Prospects for the new administration.
Political economics can be seen as a spectrum from anarchic gangsterism (Haiti) to total top down control such as in communism (Cuba, North Korea). Neither works well. Each end of this spectrum ends up in a state of terror, because each is unworkable on its own terms. Capitalism, in its modern form, is a compromise between these extremes, where free initiative, competition, and hierarchical relations (such within corporations) are allowed, while regulation (via the state and unions) makes humane what would otherwise a cutthroat system of gangsterism and corruption. The organization and stability allowed by state-sponsored legal systems raises system productivity far above that of the primeval free-for-all, while the regulatory rules also make it bearable to its participants- principally the workers. The magic comes from a dynamic balance between competition and guardrails to keep that competition focused on productive ends (that is, economic/business competition), rather than unproductive ones (war, assassination, corruption, capture of the state, etc.)
The new Trump administration promises to tear up this compromise, slash regulations, and cut government. That means that the workers that voted for this administration, and who are the primary beneficiaries of the regulatory state, will be hurt in countless ways. The grifting nature of so many in this incoming administration is a blazing alarm to anyone who pays attention. Whether it is stiffing workers, bloviating on FOX, hawking gold sneakers, making a buck off of anti-vax gullibility, defrauding the government of taxes, promoting crypto, or frankly asking for money in return for political favors like petroleum deregulation, the stench of corruption and bad faith is overwhelming. Many of them, starting from the top, see capitalism as a string of scams and frauds, not exactly Milton Friedman's vision of capitalism. An administration of grifty billionaires is unlikely to rebuild US manufacturing, help workers afford housing, or fulfill any of the other dreams of their voters. Indeed, a massive economic collapse, on the heels of bad policy such as crypto deregulation, or a world-spanning trade war, is more likely, and degraded conditions for workers all but certain.
Freedom for capitalists means permission for companies to abuse workers, customers, the environment, the law, and whatever else stands in the way of profit. We have been through this many times, especially in the gilded age. It can spiral into anarchy and violence when business owners are sufficiently "free" from the fetters of norms and laws. When the most powerful entities in the economy have only one purpose- to make money- all other values are trampled. That is, unless a stronger entity makes some rules. That entity can only be the government. It has been the role of governments from time immemorial to look to the long term interests of the collective, and organize the inherent competition within society into benign and productive pursuits.

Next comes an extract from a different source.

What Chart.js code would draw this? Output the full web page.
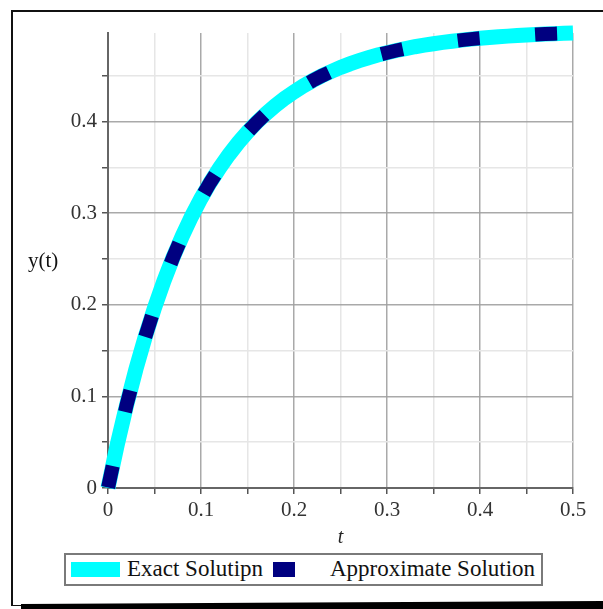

OK, more than a little ironic, but you get the idea. |
On the other hand, there is a problem even at the golden mean of governmental rule-making over the capitalistic free-for-all, which is that the quality of the rule makers and their rules, their attention to real conditions, and their prompt decision making, all can decline into bureaucratic inertia. While this may not be a Stalinist system of top-down planning and terror, it still can sap the productive energies of the system. And that is what we have been facing over the last few decades. For instance, there is the housing crisis, where home construction has not kept up with demand, mostly due to zoning stasis in most desirable places in the US, in addition to lagging construction after the 2008 financial and real estate crisis. Another example is public infrastructure, which has become increasingly difficult to build due to ever-mounting bureaucratic complexity and numbers of stakeholders. The California high speed rail system faces mountainous costs and a bogged-down legal environment, and is on the edge of complete inviability.
Putting rich, corrupt, and occasionally criminal capitalists at the head of this system is not, one must say, the most obvious way to fix it. Ideally, the Democrats would have put forward more innovative candidates in better touch with the problems voters were evidently concerned with. Then we could have forged ahead with policies oriented to the public good, (such as planetary sustainability and worker rights), as has been the practice through the Biden administration. But the election came up with a different solution, one that we will be paying for for decades. And possibly far worse, since there are worse fates than being at a well-meaning, if sclerotic, golden mean of governmental regulation over a largely free capitalist system. Hungary and Russia show the way to "managed democracy" and eventual autocracy. Our own history, and that of Dickensian Britain, show the way of uncontrolled capitalism, which took decades of progressivism, and a great depression, to finally tame. It would be nice to not have to repeat that history.